I contadini gli si avvicinavano e gli chiedevano in piemontese: “Cosa capita?”, “Cosa fanno a Roma per noi e cosa fate voi?”. Bruno rispondeva con un linguaggio semplice per essere compreso da tutti e ascoltava con attenzione, la pipa in bocca: lo consideravano uno di loro. Capiva il mondo contadino, gli affanni e le aspettative, le urgenze e le rabbie. E quel comunista che aveva tempo da dedicare a ognuno veniva naturalmente riconosciuto per quello che era: una persona onesta e preparata di cui avere fiducia.
Io, giovane ventenne, ascoltavo e cercavo di imparare e giravamo insieme le piazze, e se ne andavano le nostre domeniche a Nizza, Fontanile, Incisa, Cortiglione, Calamandrana, Castelnuovo Calcea…
Franco Testore
Di Bruno mi piace tirare fuori un ricordo dove però emerge soprattutto Giselda.
E’ un piccolo aneddoto, diciamo così, sulla devozione della donna comunista.
Roma 1989, XVIII congresso del PCI, apre Natta e relaziona Occhetto, che verrà rieletto: sono tra i 270 invitati essendo stato candidato, come indipendente, alle Politiche di due anni prima.

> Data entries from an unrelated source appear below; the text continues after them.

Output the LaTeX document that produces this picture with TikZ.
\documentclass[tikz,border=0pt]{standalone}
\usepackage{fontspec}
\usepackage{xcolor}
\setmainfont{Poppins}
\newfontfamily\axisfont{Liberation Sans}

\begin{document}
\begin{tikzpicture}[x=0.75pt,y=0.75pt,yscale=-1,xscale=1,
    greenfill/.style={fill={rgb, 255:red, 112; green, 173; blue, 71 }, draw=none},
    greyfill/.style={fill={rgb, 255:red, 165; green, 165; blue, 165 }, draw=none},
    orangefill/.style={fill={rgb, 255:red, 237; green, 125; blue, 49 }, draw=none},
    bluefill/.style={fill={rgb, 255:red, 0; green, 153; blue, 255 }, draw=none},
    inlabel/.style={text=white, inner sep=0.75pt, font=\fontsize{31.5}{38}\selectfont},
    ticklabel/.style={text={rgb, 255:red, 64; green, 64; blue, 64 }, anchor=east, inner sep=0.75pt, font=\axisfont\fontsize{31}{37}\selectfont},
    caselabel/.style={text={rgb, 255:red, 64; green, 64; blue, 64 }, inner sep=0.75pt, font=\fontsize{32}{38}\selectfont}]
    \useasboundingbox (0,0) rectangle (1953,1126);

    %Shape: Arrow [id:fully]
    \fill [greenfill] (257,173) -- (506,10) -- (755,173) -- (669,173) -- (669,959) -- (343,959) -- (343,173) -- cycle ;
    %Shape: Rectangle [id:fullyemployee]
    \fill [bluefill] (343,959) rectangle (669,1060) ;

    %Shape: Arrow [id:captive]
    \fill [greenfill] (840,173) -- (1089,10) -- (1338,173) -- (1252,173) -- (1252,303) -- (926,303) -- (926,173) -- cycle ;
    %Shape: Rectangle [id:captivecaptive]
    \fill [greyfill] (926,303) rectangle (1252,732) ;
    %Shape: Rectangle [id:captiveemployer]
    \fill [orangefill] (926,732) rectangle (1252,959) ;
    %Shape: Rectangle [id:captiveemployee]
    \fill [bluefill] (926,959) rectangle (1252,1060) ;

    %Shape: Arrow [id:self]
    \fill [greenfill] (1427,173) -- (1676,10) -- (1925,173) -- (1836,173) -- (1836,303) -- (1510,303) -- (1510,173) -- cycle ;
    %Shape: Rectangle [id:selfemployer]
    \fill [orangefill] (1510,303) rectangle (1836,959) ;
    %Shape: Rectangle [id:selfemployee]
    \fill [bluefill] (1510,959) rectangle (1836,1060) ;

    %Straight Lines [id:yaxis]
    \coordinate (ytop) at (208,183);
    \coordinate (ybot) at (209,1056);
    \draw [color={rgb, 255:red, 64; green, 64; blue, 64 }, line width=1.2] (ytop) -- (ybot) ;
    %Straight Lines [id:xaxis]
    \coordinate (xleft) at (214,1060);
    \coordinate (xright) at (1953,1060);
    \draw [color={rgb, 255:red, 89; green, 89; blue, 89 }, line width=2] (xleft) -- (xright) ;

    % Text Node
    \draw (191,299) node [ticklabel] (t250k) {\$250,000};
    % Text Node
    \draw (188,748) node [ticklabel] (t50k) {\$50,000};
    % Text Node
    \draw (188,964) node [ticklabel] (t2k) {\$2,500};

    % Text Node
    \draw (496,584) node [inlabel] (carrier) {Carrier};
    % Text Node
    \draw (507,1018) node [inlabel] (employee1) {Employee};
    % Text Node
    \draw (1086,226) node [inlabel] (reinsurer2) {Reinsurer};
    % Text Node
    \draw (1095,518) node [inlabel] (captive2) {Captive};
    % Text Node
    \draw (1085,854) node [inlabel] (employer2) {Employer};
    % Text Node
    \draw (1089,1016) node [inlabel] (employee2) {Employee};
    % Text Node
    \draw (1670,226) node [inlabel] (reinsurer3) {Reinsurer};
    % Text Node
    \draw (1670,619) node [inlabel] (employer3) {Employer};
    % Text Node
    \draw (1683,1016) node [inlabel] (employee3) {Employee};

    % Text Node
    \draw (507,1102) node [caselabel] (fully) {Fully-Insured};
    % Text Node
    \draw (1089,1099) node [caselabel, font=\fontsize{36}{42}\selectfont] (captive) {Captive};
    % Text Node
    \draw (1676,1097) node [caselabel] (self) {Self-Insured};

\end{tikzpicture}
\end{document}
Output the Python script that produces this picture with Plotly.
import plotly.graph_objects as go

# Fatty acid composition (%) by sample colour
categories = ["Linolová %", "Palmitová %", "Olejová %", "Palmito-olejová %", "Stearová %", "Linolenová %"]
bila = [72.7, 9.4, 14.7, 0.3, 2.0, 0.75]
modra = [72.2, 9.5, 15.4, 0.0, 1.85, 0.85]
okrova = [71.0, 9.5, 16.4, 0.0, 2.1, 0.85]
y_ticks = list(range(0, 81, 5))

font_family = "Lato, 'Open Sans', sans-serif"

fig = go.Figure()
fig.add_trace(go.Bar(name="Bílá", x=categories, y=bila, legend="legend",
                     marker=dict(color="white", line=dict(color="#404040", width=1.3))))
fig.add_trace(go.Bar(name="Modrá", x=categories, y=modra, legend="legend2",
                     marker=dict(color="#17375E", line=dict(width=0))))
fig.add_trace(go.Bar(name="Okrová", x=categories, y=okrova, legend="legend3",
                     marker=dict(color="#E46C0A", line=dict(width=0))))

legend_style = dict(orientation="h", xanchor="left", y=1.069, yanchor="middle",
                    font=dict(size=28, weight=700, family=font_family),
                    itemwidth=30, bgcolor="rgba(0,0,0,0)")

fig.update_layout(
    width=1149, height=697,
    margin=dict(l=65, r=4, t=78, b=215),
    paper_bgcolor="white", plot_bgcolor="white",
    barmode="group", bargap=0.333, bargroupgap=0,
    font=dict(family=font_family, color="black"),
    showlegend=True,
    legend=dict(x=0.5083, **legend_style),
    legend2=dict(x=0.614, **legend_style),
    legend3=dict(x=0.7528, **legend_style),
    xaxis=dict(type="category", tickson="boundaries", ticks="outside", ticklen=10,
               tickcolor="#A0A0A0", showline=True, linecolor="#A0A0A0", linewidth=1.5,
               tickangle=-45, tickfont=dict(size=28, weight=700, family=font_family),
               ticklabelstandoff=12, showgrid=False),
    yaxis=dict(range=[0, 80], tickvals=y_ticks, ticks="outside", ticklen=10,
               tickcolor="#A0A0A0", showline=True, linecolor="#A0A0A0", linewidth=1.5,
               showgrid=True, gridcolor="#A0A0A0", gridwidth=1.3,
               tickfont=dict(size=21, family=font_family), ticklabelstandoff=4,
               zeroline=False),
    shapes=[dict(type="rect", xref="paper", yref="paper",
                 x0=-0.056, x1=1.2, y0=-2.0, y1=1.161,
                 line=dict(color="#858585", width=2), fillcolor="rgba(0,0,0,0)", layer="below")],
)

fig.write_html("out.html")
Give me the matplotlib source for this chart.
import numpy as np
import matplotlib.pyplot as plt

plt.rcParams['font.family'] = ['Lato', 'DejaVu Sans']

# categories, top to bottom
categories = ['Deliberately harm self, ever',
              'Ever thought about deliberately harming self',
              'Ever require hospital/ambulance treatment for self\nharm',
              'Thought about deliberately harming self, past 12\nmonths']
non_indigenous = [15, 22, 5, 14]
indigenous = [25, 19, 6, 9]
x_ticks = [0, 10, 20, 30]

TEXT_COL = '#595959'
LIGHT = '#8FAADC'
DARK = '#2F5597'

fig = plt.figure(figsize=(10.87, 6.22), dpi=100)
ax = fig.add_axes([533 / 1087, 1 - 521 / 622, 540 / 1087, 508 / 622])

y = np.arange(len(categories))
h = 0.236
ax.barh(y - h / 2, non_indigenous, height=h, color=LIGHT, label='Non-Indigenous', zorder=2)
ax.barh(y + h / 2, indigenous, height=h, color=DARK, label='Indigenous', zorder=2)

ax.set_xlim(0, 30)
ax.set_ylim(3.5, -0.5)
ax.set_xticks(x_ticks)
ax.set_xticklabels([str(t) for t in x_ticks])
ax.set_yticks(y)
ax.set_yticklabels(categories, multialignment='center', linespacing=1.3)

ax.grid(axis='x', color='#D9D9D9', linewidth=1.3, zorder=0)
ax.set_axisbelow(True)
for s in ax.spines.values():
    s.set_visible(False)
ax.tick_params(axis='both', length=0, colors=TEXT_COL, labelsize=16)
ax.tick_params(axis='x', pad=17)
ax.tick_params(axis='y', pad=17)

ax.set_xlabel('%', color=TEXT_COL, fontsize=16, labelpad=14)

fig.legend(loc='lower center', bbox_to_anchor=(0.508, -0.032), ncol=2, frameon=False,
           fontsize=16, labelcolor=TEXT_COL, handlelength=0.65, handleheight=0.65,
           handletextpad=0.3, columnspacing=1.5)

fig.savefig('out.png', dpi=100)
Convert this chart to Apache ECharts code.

Nella delegazione c’è anche Bruno, accompagnato a Roma da Giselda, che però non è delegata.
Ogni mattina sul pullman che passa a prendere i congressisti nei vari alberghi, per portarli al Palaeur, trovo Bruno con Giselda, seduti vicini. Quando arriviamo alla meta, la salutiamo, scendiamo e lei resta a bordo.
La sera, dopo una giornata di lavori, quando risaliamo sul bus, c’è Giselda ad aspettare Bruno. Così per tutti i cinque giorni del congresso. Giselda non perde un giro: è sempre sul bus, all’andata e al ritorno, nonostante ogni volta per raggiungere il Palaeur si debba attraversare mezza città.
La sua presenza un po’ mi fa tenerezza e un po’ mi fa sorridere. Non oso chiederle quanto tempo perda ogni volta a starci dietro invece di vedere Roma.